I grew up in a household full of four-legged friends. My parents were both animal lovers, so my siblings included: two sisters, one brother, two dogs, two cats, a tank full of fish, and at times a turtle, rabbit, and other critters.
I would often try to mimic their movements, hoping that I could communicate with them on some primal level. I liked pretending I was “The Beast Master” — my first childhood dream was to one day become a zookeeper. As my interest in dance grew, I realized that I was mentally comparing dance steps to the movements of our pets. I was literally thinking to myself, “plié, like a cat” or “sissonne, like a rabbit.” The movement of animals actually inspired my interest in dance and motivated me to better understand my body. I was like the Karate Kid, learning to master kung fu by watching tigers, cranes, and bears.

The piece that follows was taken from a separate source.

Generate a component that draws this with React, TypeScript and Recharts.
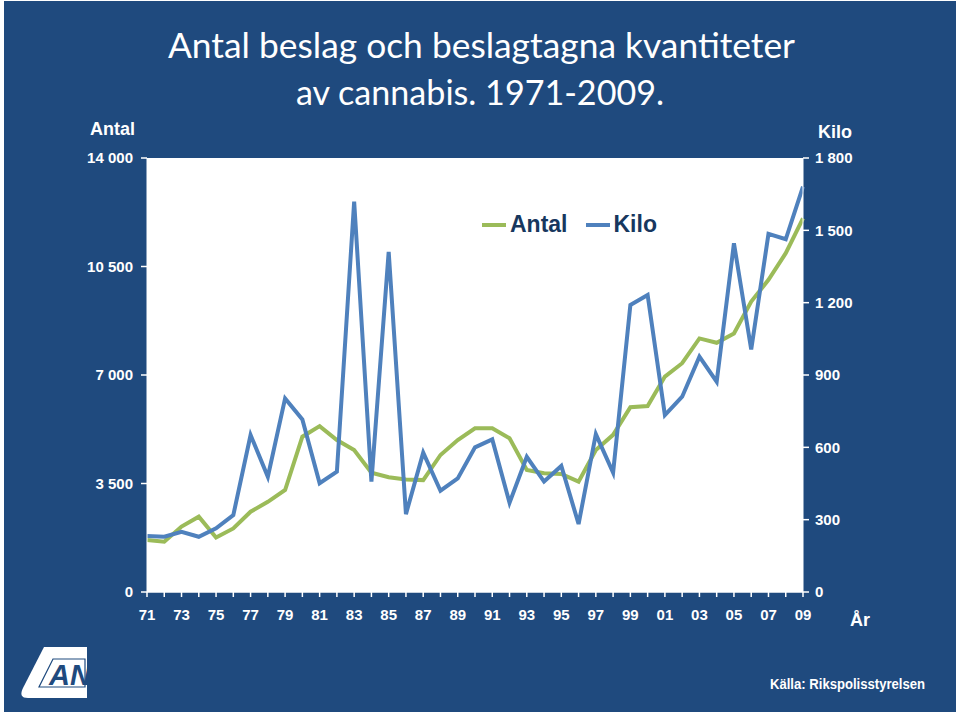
import React from "react";
import { LineChart, Line, XAxis, YAxis, CartesianGrid, Legend } from "recharts";

const YEARS = [
  1971, 1972, 1973, 1974, 1975, 1976, 1977, 1978, 1979, 1980, 1981, 1982, 1983,
  1984, 1985, 1986, 1987, 1988, 1989, 1990, 1991, 1992, 1993, 1994, 1995, 1996,
  1997, 1998, 1999, 2000, 2001, 2002, 2003, 2004, 2005, 2006, 2007, 2008, 2009,
];

// antal beslag (vänster axel)
const ANTAL = [
  1680, 1620, 2110, 2430, 1760, 2050, 2590, 2910, 3290, 5010, 5350, 4900, 4580,
  3850, 3700, 3630, 3610, 4420, 4900, 5280, 5280, 4960, 3940, 3830, 3810, 3560,
  4580, 5070, 5960, 6000, 6950, 7380, 8180, 8040, 8340, 9370, 10070, 10930, 12050,
];

// beslagtagna kilo (höger axel)
const KILO = [
  232, 229, 250, 229, 264, 319, 651, 478, 803, 716, 451, 499, 1619, 458, 1411,
  323, 578, 420, 471, 600, 633, 370, 561, 458, 523, 282, 655, 495, 1190, 1232,
  734, 810, 976, 872, 1446, 1006, 1485, 1463, 1681,
];

const ANTAL_TICKS = [0, 3500, 7000, 10500, 14000];
const KILO_TICKS = [0, 300, 600, 900, 1200, 1500, 1800];

const BG = "#1f4a7e";
const GREEN = "#9bbb59";
const BLUE = "#4f81bd";
const NAVY = "#17375e";
const FONT = "'Liberation Sans', Arial, sans-serif";

const data = YEARS.map((y, i) => ({ year: y, antal: ANTAL[i], kilo: KILO[i] }));

const spaced = (v: number) => String(v).replace(/\B(?=(\d{3})+(?!\d))/g, " ");

const tickStyle = { fill: "#fff", fontSize: 15, fontWeight: "bold", fontFamily: FONT };

function ChartLegend() {
  const item = (label: string, color: string) => (
    <span style={{ display: "inline-flex", alignItems: "center", marginRight: 18 }}>
      <span style={{ display: "inline-block", width: 24, height: 4, background: color, marginRight: 4 }} />
      <span style={{ color: NAVY, fontSize: 23, fontWeight: "bold", fontFamily: FONT }}>{label}</span>
    </span>
  );
  return (
    <div style={{ display: "flex", alignItems: "center" }}>
      {item("Antal", GREEN)}
      {item("Kilo", BLUE)}
    </div>
  );
}

function Backdrop() {
  return (
    <svg width={960} height={716} style={{ position: "absolute", left: 0, top: 0 }}>
      <rect x={0} y={0} width={960} height={716} fill="#ffffff" />
      <rect x={4} y={1} width={952} height={711} fill={BG} />
      <g fill="#fff" fontFamily="Lato, 'Open Sans', sans-serif">
        <text x={168} y={58} fontSize={34} textLength={627} lengthAdjust="spacingAndGlyphs">
          Antal beslag och beslagtagna kvantiteter
        </text>
        <text x={296} y={105} fontSize={34} textLength={368} lengthAdjust="spacingAndGlyphs">
          av cannabis. 1971-2009.
        </text>
      </g>
      <g fill="#fff" fontFamily={FONT} fontWeight="bold">
        <text x={90} y={135} fontSize={18}>Antal</text>
        <text x={818} y={138} fontSize={18}>Kilo</text>
        <text x={850} y={626} fontSize={18}>År</text>
        <text x={770} y={689} fontSize={14} textLength={155} lengthAdjust="spacingAndGlyphs">
          Källa: Rikspolisstyrelsen
        </text>
      </g>
      {/* logga */}
      <path d="M44 647 L87 647 L87 698 L28 698 Q18 698 23 688 Z" fill="#fff" />
      <path d="M53 659 L85 659 L85 687 L39 687 Z" fill="none" stroke={BG} strokeWidth={1.2} />
      <text x={49} y={685} fontSize={29} fontWeight="bold" fontStyle="italic" fill={BG} fontFamily={FONT}>
        AN
      </text>
    </svg>
  );
}

export default function App() {
  return (
    <div style={{ position: "fixed", left: 0, top: 0, width: 960, height: 716, overflow: "hidden" }}>
      <Backdrop />
      <div style={{ position: "absolute", left: 0, top: 0 }}>
        <LineChart width={960} height={716} data={data} margin={{ top: 158, left: 87, right: 97, bottom: 94 }}>
          <CartesianGrid yAxisId="antal" fill="#ffffff" horizontal={false} vertical={false} />
          <XAxis
            dataKey="year"
            type="number"
            domain={[1971, 2009]}
            ticks={YEARS}
            interval={0}
            height={30}
            tickFormatter={(y: number) => (y % 2 === 1 ? String(y).slice(2) : "")}
            tick={tickStyle}
            tickSize={5}
            tickMargin={12}
            stroke="#fff"
            axisLine={{ stroke: "#fff", strokeWidth: 1.5 }}
            tickLine={{ stroke: "#fff", strokeWidth: 1.5 }}
          />
          <YAxis
            yAxisId="antal"
            domain={[0, 14000]}
            ticks={ANTAL_TICKS}
            width={60}
            tickFormatter={spaced}
            tick={tickStyle}
            tickSize={6}
            tickMargin={8}
            axisLine={{ stroke: "#fff" }}
            tickLine={{ stroke: "#fff", strokeWidth: 1.5 }}
          />
          <YAxis
            yAxisId="kilo"
            orientation="right"
            domain={[0, 1800]}
            ticks={KILO_TICKS}
            width={60}
            tickFormatter={spaced}
            tick={tickStyle}
            tickSize={6}
            tickMargin={6}
            axisLine={{ stroke: "#fff" }}
            tickLine={{ stroke: "#fff", strokeWidth: 1.5 }}
          />
          <Legend
            layout="horizontal"
            verticalAlign="middle"
            align="center"
            content={<ChartLegend />}
            wrapperStyle={{ position: "absolute", left: 482, top: 211, width: "auto" }}
          />
          <Line
            yAxisId="antal"
            dataKey="antal"
            name="Antal"
            type="linear"
            stroke={GREEN}
            strokeWidth={4}
            dot={false}
            isAnimationActive={false}
          />
          <Line
            yAxisId="kilo"
            dataKey="kilo"
            name="Kilo"
            type="linear"
            stroke={BLUE}
            strokeWidth={4}
            dot={false}
            isAnimationActive={false}
          />
        </LineChart>
      </div>
    </div>
  );
}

“The movement of animals actually inspired my interest in dance and motivated me to better understand my body.” —Ben Needham-Wood
Beyond the study of movement, caring for a pet has helped keep me grounded amidst the stresses of life and work. I adopted my cat, Apollo, from the Humane Society in Louisville, KY back in 2011. I named him after a pas de deux I was choreographing at the time called “Apollo and Daphne.”

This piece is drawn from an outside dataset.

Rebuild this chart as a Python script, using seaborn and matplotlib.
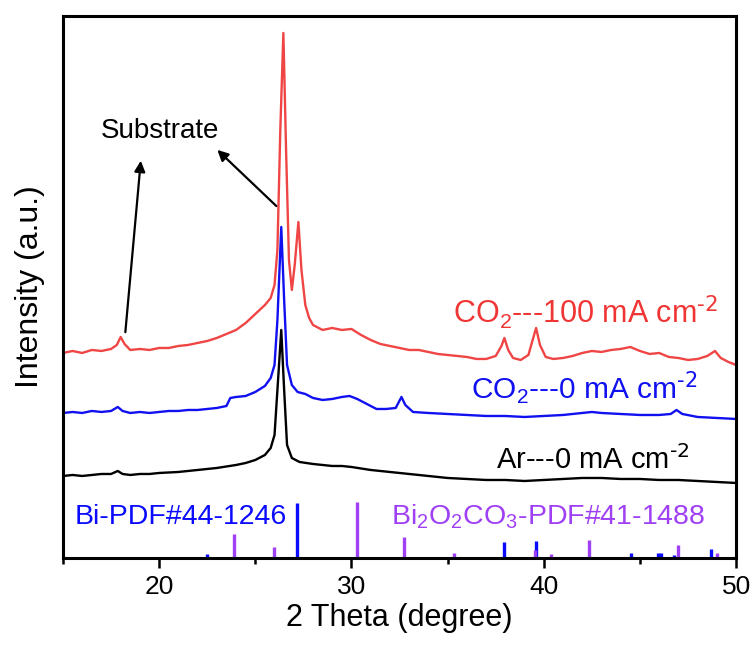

His needs have always been very simple: food, water, a clean litter box, and a little love. The great thing about coming home to Apollo is that he reminds me of what’s important in life. It’s a big world, and it’s easy to feel lost without a friend by your side. Friends help us navigate our struggles and celebrate our successes, and there is nothing more fulfilling than a shared smile. Apollo always reminds me of these things, and at the end of a long rehearsal day at Smuin Ballet, I’m lucky to have a four-legged friend to greet me when I come home.